Now this is not to say we should dress like the Martha’s in The Handmaid’s Tale. Gray on gray with a saucy side of … no, more gray. Animal prints? Sure, in moderation, I’m a big fan, but what’s with the proliferation of zebra striped tops with giant fluorescent hibiscuses dancing across the top and bottom that are less “I’m fun!” and more “I was completely hammered when I ordered these from the QVC.”

    Yes, yes, I hear you. You should wear what makes you feel good about yourself, happy, carefree, young. Why is that anyone’s business? To which I say, have we met? What’s next? Neon elf shoes with bells on the toes? Only the venerable style icon Iris Apfel can get away with such tomfoolery and, sacrilege alert, I’m not sure she does more than half the time. Yeah, I said it. Mostly she just looks weird.

    Paradoxically, I’m oddly proud of the tanned granny who wears a teeny bikini at the beach.

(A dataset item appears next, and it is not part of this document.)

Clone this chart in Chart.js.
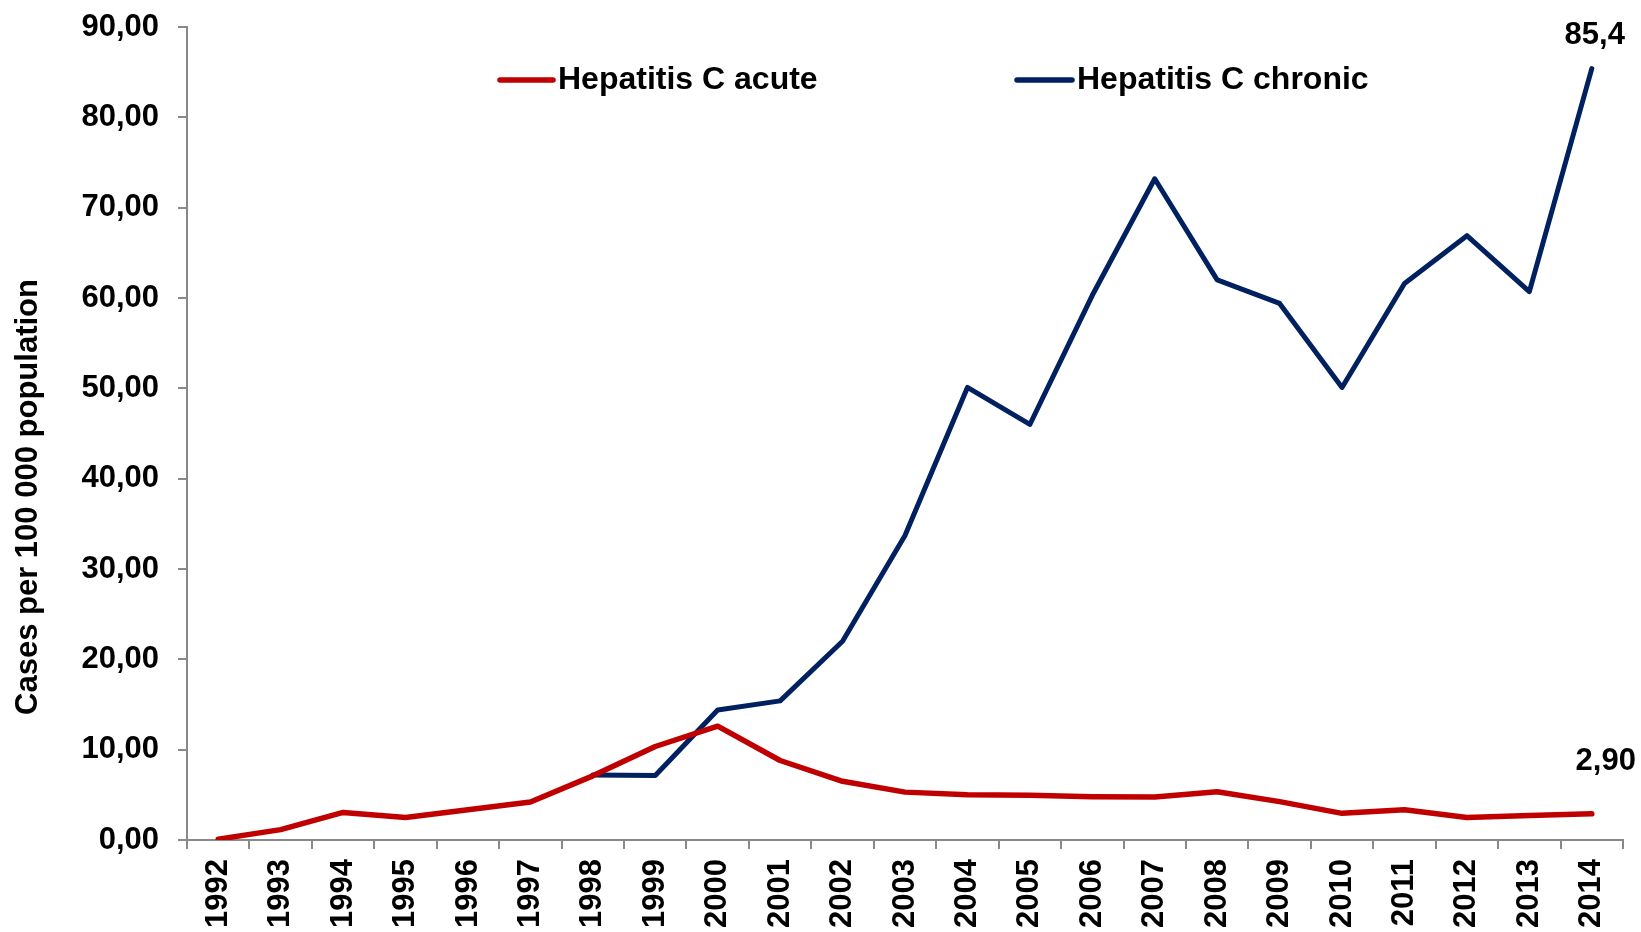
<!DOCTYPE html>
<html>
<head>
<meta charset="utf-8">
<script src="https://cdn.jsdelivr.net/npm/chart.js@4.4.1/dist/chart.umd.min.js"></script>
<style>
  html, body { margin: 0; padding: 0; background: #ffffff; }
  #wrap { width: 1641px; height: 932px; position: relative; }
</style>
</head>
<body>
<div id="wrap"><canvas id="c" width="1641" height="932"></canvas></div>
<script>
const years = ['1992','1993','1994','1995','1996','1997','1998','1999','2000','2001','2002','2003','2004','2005','2006','2007','2008','2009','2010','2011','2012','2013','2014'];
const acuteValues = [0.1, 1.15, 3.05, 2.5, 3.35, 4.2, 7.1, 10.35, 12.6, 8.8, 6.5, 5.3, 5.0, 4.95, 4.8, 4.75, 5.35, 4.25, 2.95, 3.35, 2.5, 2.7, 2.9];
const chronicValues = [null, null, null, null, null, null, 7.2, 7.15, 14.4, 15.4, 22.0, 33.7, 50.1, 46.0, 60.3, 73.2, 62.0, 59.4, 50.1, 61.6, 66.9, 60.7, 85.4];
const seriesNames = ['Hepatitis C acute', 'Hepatitis C chronic'];
const endLabels = ['2,90', '85,4'];
const yAxisTitle = 'Cases per 100 000 population';
const yMin = 0, yMax = 90, yStep = 10;

const FONT = '"Liberation Sans", Arial, Helvetica, sans-serif';
const RED = '#C00000';
const NAVY = '#002060';
const AXIS = '#898989';

const customDraw = {
  id: 'customDraw',
  afterDatasetsDraw(chart) {
    const ctx = chart.ctx;
    ctx.save();
    // end-point value labels
    ctx.font = 'bold 31px ' + FONT;
    ctx.fillStyle = '#000';
    ctx.textAlign = 'center';
    ctx.textBaseline = 'middle';
    const offs = [[14, -52], [3, -33]];
    chart.data.datasets.forEach((ds, i) => {
      const meta = chart.getDatasetMeta(i);
      const pt = meta.data[meta.data.length - 1];
      ctx.fillText(endLabels[i], pt.x + offs[i][0], pt.y + offs[i][1]);
    });
    // legend
    ctx.font = 'bold 32px ' + FONT;
    const items = [[500, 553, 558], [1017, 1072, 1077]];
    const ly = 80;
    chart.data.datasets.forEach((ds, i) => {
      ctx.strokeStyle = ds.borderColor;
      ctx.lineWidth = 5.5;
      ctx.lineCap = 'round';
      ctx.beginPath();
      ctx.moveTo(items[i][0], ly);
      ctx.lineTo(items[i][1], ly);
      ctx.stroke();
      ctx.textAlign = 'left';
      ctx.fillStyle = '#000';
      ctx.fillText(ds.label, items[i][2], ly);
    });
    // y-axis title
    ctx.font = 'bold 31px ' + FONT;
    ctx.translate(28, 497);
    ctx.rotate(-Math.PI / 2);
    ctx.textAlign = 'center';
    ctx.fillText(yAxisTitle, 0, 0);
    ctx.restore();
  }
};

new Chart(document.getElementById('c'), {
  type: 'line',
  data: {
    labels: years,
    datasets: [
      { label: seriesNames[0], data: acuteValues, borderColor: RED, backgroundColor: RED,
        borderWidth: 5.5, pointRadius: 0, tension: 0, borderJoinStyle: 'round', borderCapStyle: 'round' },
      { label: seriesNames[1], data: chronicValues, borderColor: NAVY, backgroundColor: NAVY,
        borderWidth: 5, pointRadius: 0, tension: 0, borderJoinStyle: 'round', borderCapStyle: 'round', spanGaps: false }
    ]
  },
  options: {
    responsive: false,
    animation: false,
    devicePixelRatio: 1,
    layout: { padding: { left: 0, top: 27, right: 18, bottom: 0 } },
    plugins: { legend: { display: false }, tooltip: { enabled: false } },
    scales: {
      x: {
        offset: true,
        grid: { display: true, offset: true, drawOnChartArea: false, drawTicks: true, tickLength: 9, color: AXIS, lineWidth: 2 },
        border: { display: true, color: AXIS, width: 2 },
        ticks: { autoSkip: false, minRotation: 90, maxRotation: 90, padding: 10, color: '#000',
                 font: { family: FONT, size: 31, weight: 'bold' } },
        afterFit(scale) { scale.height = 92; }
      },
      y: {
        min: yMin, max: yMax,
        grid: { display: true, drawOnChartArea: false, drawTicks: true, tickLength: 9, color: AXIS, lineWidth: 2 },
        border: { display: true, color: AXIS, width: 2 },
        ticks: { stepSize: yStep, padding: 19, color: '#000',
                 font: { family: FONT, size: 31, weight: 'bold' },
                 callback: (v) => Number(v).toFixed(2).replace('.', ',') },
        afterFit(scale) { scale.width = 187; scale.paddingTop = 0; scale.paddingBottom = 0; }
      }
    }
  },
  plugins: [customDraw]
});
</script>
</body>
</html>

That’s a kind of confidence that has nothing to do with a catalogue or website that makes you look like you’re wearing a pinata from Dollar General.

    Tanned granny does not give a …hoot. And it shows. She laughs too loud, still applies baby oil and iodine as “sunscreen” and smokes on the beach. IN FRONT OF CHILDREN. This is a woman who is crazy comfortable in her own tortured beef jerky skin and doesn’t waste a moment worrying about what you think of her exposed upper arms or muddied-by-time tatts. I love her.

    The late Nora Ephron’s blockbuster bestseller, “I Feel Funny About My Neck” dealt with themes of the American woman growing older with her trademark humor. If Ephron were alive today, I’d request a sequel: “That Olay Serum Helps My Neck But What Are We Going to Do About These Awful Upper Arms?”

    Oh, wait. I get it now. Plumage!!!